For Your Pleasure

It's my own private zeitgeist.

Jody Hill's Sick, Sad World

Ever since first seeing Foot Fist Way, I’ve been struggling with how I view newcomer Jody Hill’s ability to mock the most depressing aspects of American culture. I recognized people that I knew and even liked in his “comedy” about a slovenly, miserable strip mall karate instructor. This made me feel guilty and unclean. And even though I was laughing throughout, I felt overwhelmed by my familiarity with this sad, sad character’s tacky attempts to garner respect and adulation from overweight kids and sleazy B-movie action stars. It put me right back in the rotting heart of Florida painted over in pastel hues, so no one would notice the sickness at its core. Beneath FFW’s patina of jokes lies something dark and sinister. And I think Hill wants us to respond with an unsettling visceral reaction to this more than he wants us to laugh.

I viewed his HBO show Eastbound and Down with similar ambivalence. Kenny Powers is a larger-than-life asshole but he isn’t exactly hyperbolic enough to remove him from reality. In fact, it is his love of big tits, cocaine and jet skis that render him the most realistic depiction of your average small-town pathetic loser since…well, since FFW’s Fred Simmons. It’s mortifying to realize that you knew/know someone like Kenny Powers and might even have humored the guy by sharing a beer or two with him. I want to laugh at Powers’ willful ignorance but I already feel implicated. There isn’t that distance between the characters and me that I usually maintain when watching a comedy.

And now there is the whole date rape controversy surrounding Hill’s new film, Observe and Report. What exactly are Hill’s intentions? How much does he like his boorish antiheroes? How much does he identify with them? Why can’t the female characters be despicable in a way that doesn’t exploit their sexuality?  The whole Taxi Driver-as-comedy idea seems innovative, but wouldn’t Travis Bickle have blown away a date rapist?  If we view laughter as the death of an emotion, what does this mean when viewing this scene?

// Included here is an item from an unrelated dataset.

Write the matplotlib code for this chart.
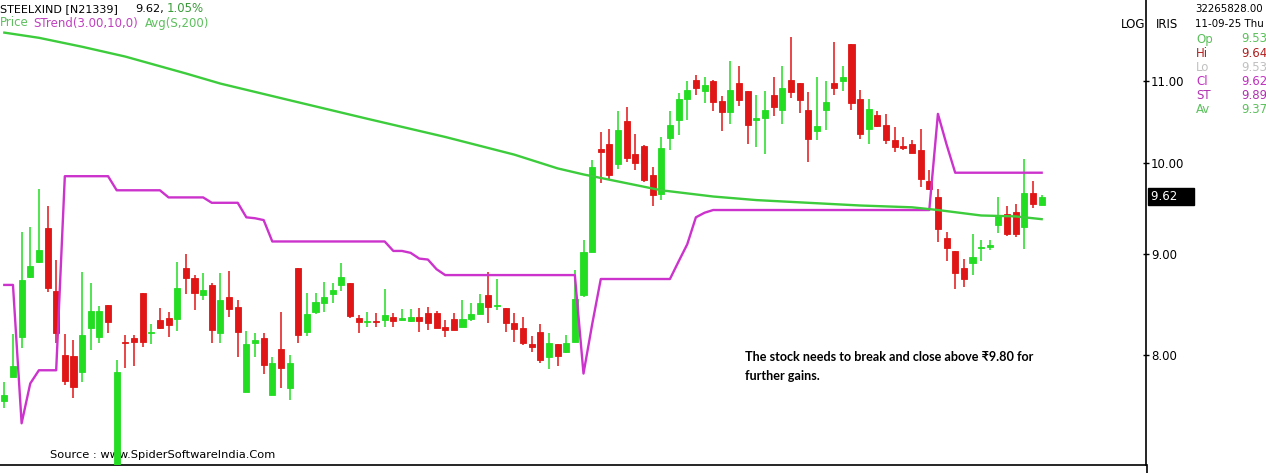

I haven’t seen the film yet, but as you can guess I already feel seriously ambivalent about it. I think it’s difficult for Hill to present these ugly truths as something to be experienced cathartically (if that’s even what he is doing).  Ultimately, when you have a rapist onscreen in a comedy, it will look somehow as if you are condoning if not glorifying that behavior because the audience is already expecting to be amused by the actions of the protagonist, or in this case the anti-protagonist played by Seth Rogen. When presented with the image of a sweaty Rogen pumping over Anna Faris’s drugged-up cosmetics counter skank, I can imagine the audience will be bemused but not amused. So, what is Hill really after: cheap laughs, cheap provocation or is he fostering the metacognition of what it means to laugh at these sort of things, these sort of dark and twisted things that aren’t just the stuff of melodrama or fiction? I obviously have no clue. But part of me wants to keep watching to find out.